|This remarkable novel, by Betty Smith, was published in 1943, smack in the middle of the Second World War. I envision young soldiers flying through the pages in their bunks (or elsewhere) and finding great strength and comfort from the beautiful narrative penned by Betty Smith. Now, as I write this review, our country is in the midst of a very different, unpredictable war…it is April 2020 and many are alone, isolated or at least socially distanced from others. The context of my reading of this book, thus heightened the impact of the powerful story of the coming of age of Francie Nolan. I am comforted and strengthened by Smith’s crafting of this magnificently impacting simple story of tenacious grit and unyielding character.
“There’s a tree that grows in Brooklyn. Some people call it the Tree of Heaven. No matter where its seed falls, it makes a tree which struggles to reach the sky. It grows in boarded-up lots and out of neglected rubbish heaps. It grows up out of cellar gratings. It is the only tree that grows out of cement. It grows lushly . . . survives without sun, water, and seemingly without earth. It would be considered beautiful except that there are too many of it.”
“Who wants to die? Everything struggles to live. Look at that tree growing up there out of that grating. It gets no sun, and water only when it rains. It’s growing out of sour earth. And it’s strong because its hard struggle to live is making it strong. My children will be strong that way.” Katie Nolan, Francie’s mother states with prophetic wisdom.
Katie’s mother beautifully passes on her understanding, “In teaching your child, do not forget that suffering is good too. It makes a person rich in character.”…much like the tree in Brooklyn.
It seems that Francie is this strong, resiliant tree; a subtle metaphor that creates an arching arbor covering the unfolding storyline. We meet Francie as she is reading a book on the third floor fire escape of the Brooklyn tenement which is her home. Francie has determined to read a book a day, chosen in alphabetical order, until she has read every book in the shabby library where her self-driven education took root, in spite of an uninspired, impersonal librarian.

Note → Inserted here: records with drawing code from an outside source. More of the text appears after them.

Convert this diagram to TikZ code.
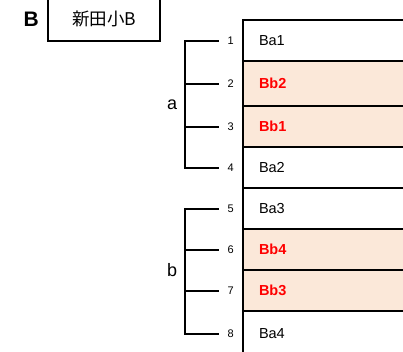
\documentclass[tikz,border=0pt]{standalone}
\usepackage{fontspec}
\setmainfont{Liberation Sans}
\newfontfamily\cjk{Noto Sans CJK JP}
\usetikzlibrary{positioning,calc}
\definecolor{peach}{HTML}{FBE8D9}
\definecolor{redtext}{HTML}{FF0000}

\begin{document}
\begin{tikzpicture}[
    x=1pt, y=-1pt,
    node distance=0pt,
    cell/.style={rectangle,draw,line width=1.5pt,outer sep=0pt,minimum height=41pt,text width=180pt,inner xsep=16pt,align=left,font=\fontsize{14.5}{16}\selectfont},
    hot/.style={cell,fill=peach,text=redtext,font=\fontsize{14.5}{16}\selectfont\bfseries},
    num/.style={inner sep=0pt,minimum width=24pt,font=\fontsize{11}{13}\selectfont},
    group/.style={font=\fontsize{18}{21}\selectfont},
    bracket/.style={line width=2pt}
]
\useasboundingbox (0,0) rectangle (403,351);
\clip (0,0) rectangle (403,351);

% Title
\node[draw,line width=1.5pt,minimum width=112pt,minimum height=44pt,font=\cjk\fontsize{17.5}{20}\selectfont] (title) at (104,19) {新田小B};
\node[left=5pt of title,font=\fontsize{21}{24}\selectfont\bfseries] (tag) {B};

% Rows
\node[cell,anchor=north west] (r1) at (243,20) {Ba1};
\node[hot,below=of r1,minimum height=45pt] (r2) {Bb2};
\node[hot,below=of r2] (r3) {Bb1};
\node[cell,below=of r3] (r4) {Ba2};
\node[cell,below=of r4] (r5) {Ba3};
\node[hot,below=of r5] (r6) {Bb4};
\node[hot,below=of r6] (r7) {Bb3};
\node[cell,below=of r7,minimum height=45pt] (r8) {Ba4};
\draw[line width=1.5pt] (r1.north west) -- (r8.south west);

% Numbers
\foreach \i in {1,...,8}
    \node[num,left=of r\i.west] (n\i) {\i};

% Group a
\draw[bracket] (n1.west) -- ++(-34,0) |- (n4.west);
\draw[bracket] (n2.west) -- ++(-34,0);
\draw[bracket] (n3.west) -- ++(-34,0);
\coordinate (amid) at ($(n2.west)!0.5!(n3.west)+(-34,0)$);
\node[group,left=4pt of amid] (a) {a};

% Group b
\draw[bracket] (n5.west) -- ++(-34,0) |- (n8.west);
\draw[bracket] (n6.west) -- ++(-34,0);
\draw[bracket] (n7.west) -- ++(-34,0);
\coordinate (bmid) at ($(n6.west)!0.5!(n7.west)+(-34,0)$);
\node[group,left=4pt of bmid] (b) {b};

\end{tikzpicture}
\end{document}
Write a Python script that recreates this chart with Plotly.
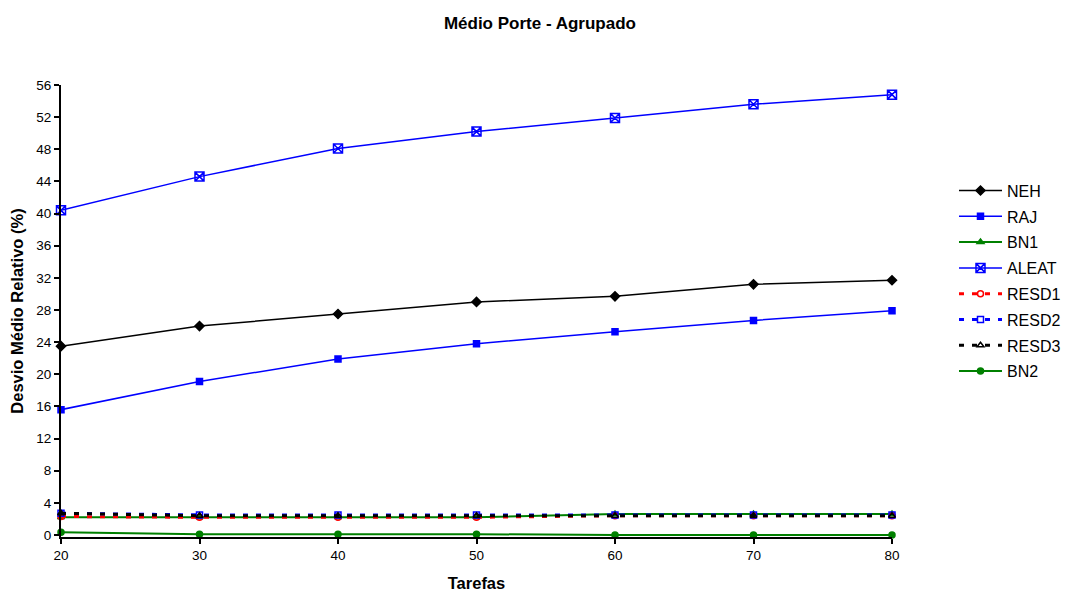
import plotly.graph_objects as go

tarefas = [20, 30, 40, 50, 60, 70, 80]

neh = [23.5, 26.0, 27.5, 29.0, 29.7, 31.2, 31.7]
raj = [15.6, 19.1, 21.9, 23.8, 25.3, 26.7, 27.9]
bn1 = [2.2, 2.2, 2.2, 2.2, 2.6, 2.6, 2.6]
aleat = [40.4, 44.6, 48.1, 50.2, 51.9, 53.6, 54.8]
resd1 = [2.3, 2.2, 2.2, 2.2, 2.4, 2.4, 2.4]
resd2 = [2.7, 2.5, 2.5, 2.5, 2.5, 2.5, 2.5]
resd3 = [2.7, 2.4, 2.4, 2.4, 2.4, 2.4, 2.4]
bn2 = [0.35, 0.1, 0.1, 0.1, 0.0, 0.0, 0.0]

y_ticks = list(range(0, 57, 4))

series = [
    ("NEH", neh, "black", "solid", "diamond", 7, 1.5),
    ("RAJ", raj, "#0000FF", "solid", "square", 6, 1.5),
    ("BN1", bn1, "#008000", "solid", "triangle-up", 6, 2),
    ("ALEAT", aleat, "#0000FF", "solid", "square-x-open", 9, 1.5),
    ("RESD1", resd1, "#FF0000", "5px,8px", "circle-open", 6, 3),
    ("RESD2", resd2, "#0000FF", "5px,8px", "square-open", 6, 3),
    ("RESD3", resd3, "black", "5px,8px", "triangle-up-open", 6, 3),
    ("BN2", bn2, "#008000", "solid", "circle", 6, 2),
]

fig = go.Figure()
for name, vals, color, dash, symbol, msize, lw in series:
    fig.add_trace(go.Scatter(
        x=tarefas, y=vals, name=name, mode="lines+markers",
        legendgroup=name,
        line=dict(color=color, width=lw, dash=dash),
        marker=dict(symbol=symbol, size=msize, color=color,
                    line=dict(color=color, width=1.5)),
        cliponaxis=False,
    ))

fig.update_layout(
    width=1067, height=592,
    paper_bgcolor="white", plot_bgcolor="white",
    margin=dict(l=61, r=175, t=85, b=55, autoexpand=False),
    font=dict(family="Liberation Sans, Arial, sans-serif", color="black", size=13.5),
    title=dict(text="<b>Médio Porte - Agrupado</b>", x=0.506, xanchor="center",
               y=0.961, yanchor="middle", font=dict(size=17)),
    showlegend=True,
    legend=dict(x=1.0746, xanchor="left", y=0.804, yanchor="top",
                font=dict(size=16), bgcolor="rgba(0,0,0,0)",
                itemwidth=43, tracegroupgap=2),
)

fig.update_xaxes(
    range=[20, 80], tickvals=tarefas, showgrid=False, zeroline=False,
    showline=True, linecolor="black", linewidth=2,
    ticks="outside", ticklen=5, tickcolor="black", tickwidth=1.5,
    title=dict(text="<b>Tarefas</b>", font=dict(size=16.5), standoff=18),
    tickfont=dict(size=13.5),
)
fig.update_yaxes(
    range=[-0.25, 56], tickvals=y_ticks, showgrid=False, zeroline=False,
    showline=True, linecolor="black", linewidth=2,
    ticks="outside", ticklen=5, tickcolor="black", tickwidth=1.5,
    title=dict(text="<b>Desvio Médio Relativo (%)</b>", font=dict(size=16.5), standoff=8),
    tickfont=dict(size=13.5),
)

fig.write_html("out.html")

“Oh, magic hour, when a child first knows she can read printed words.”
We certainly see the unfolding of that magic in Francie as she interprets life as she sees through the lenses of all the books she has read.
“From that time on, the world was hers for the reading. She would never be lonely again, never miss the lack of intimate friends. Books became her friends and there was one for every mood. There was poetry for quiet companionship. There was adventure when she tired of quiet hours. There would be love stories when she came into adolescence and when she wanted to feel a closeness to someone she could read a biography. On that day when she first knew she could read, she made a vow to read one book a day as long as she lived.”
The author artistically paints her characters using detailed accounts of their thought processing, especially those of Francie Nolan. Through the deep waters of her thoughts, we see a child who has been given a love and appreciation for all of life. Her wise mother teaches her children to value what is written by reading each day from the works of Shakespeare and also from the Bible. She committed to do this everyday for her children because her own wise mother, who could not read, told her it was the most important thing she could do for them.
Mary Rommely, Francie’s grandmother said, ‘That is the book, then, and the book of Shakespeare. And every day you must read a page of each to your child—even though you yourself do not understand what is written down and cannot sound the words properly. You must do this that the child will grow up knowing of what is great—knowing that these tenements of Williamsburg are not the whole world.” “The Protestant Bible and Shakespeare.”
And on developing the imagination of a child, the grandmother explains to her daughter,
Francie’s young, handsome, talented father, Johnny Nolan, loves life with zeal but values drink above virtue. His family suffers immeasurably from his neglect and irresponsibility but they choose to admire what is redemptive in his character and his virtues are passed on to them in spite of his glaring flaws.
“Part of her life was made from the tree growing rankly in the yard. She was the bitter quarrels she had with her brother whom she loved dearly. She was Katie’s secret, despairing weeping. She was the shame of her father staggering home drunk”
What a beautiful book! Yes, this is a must read!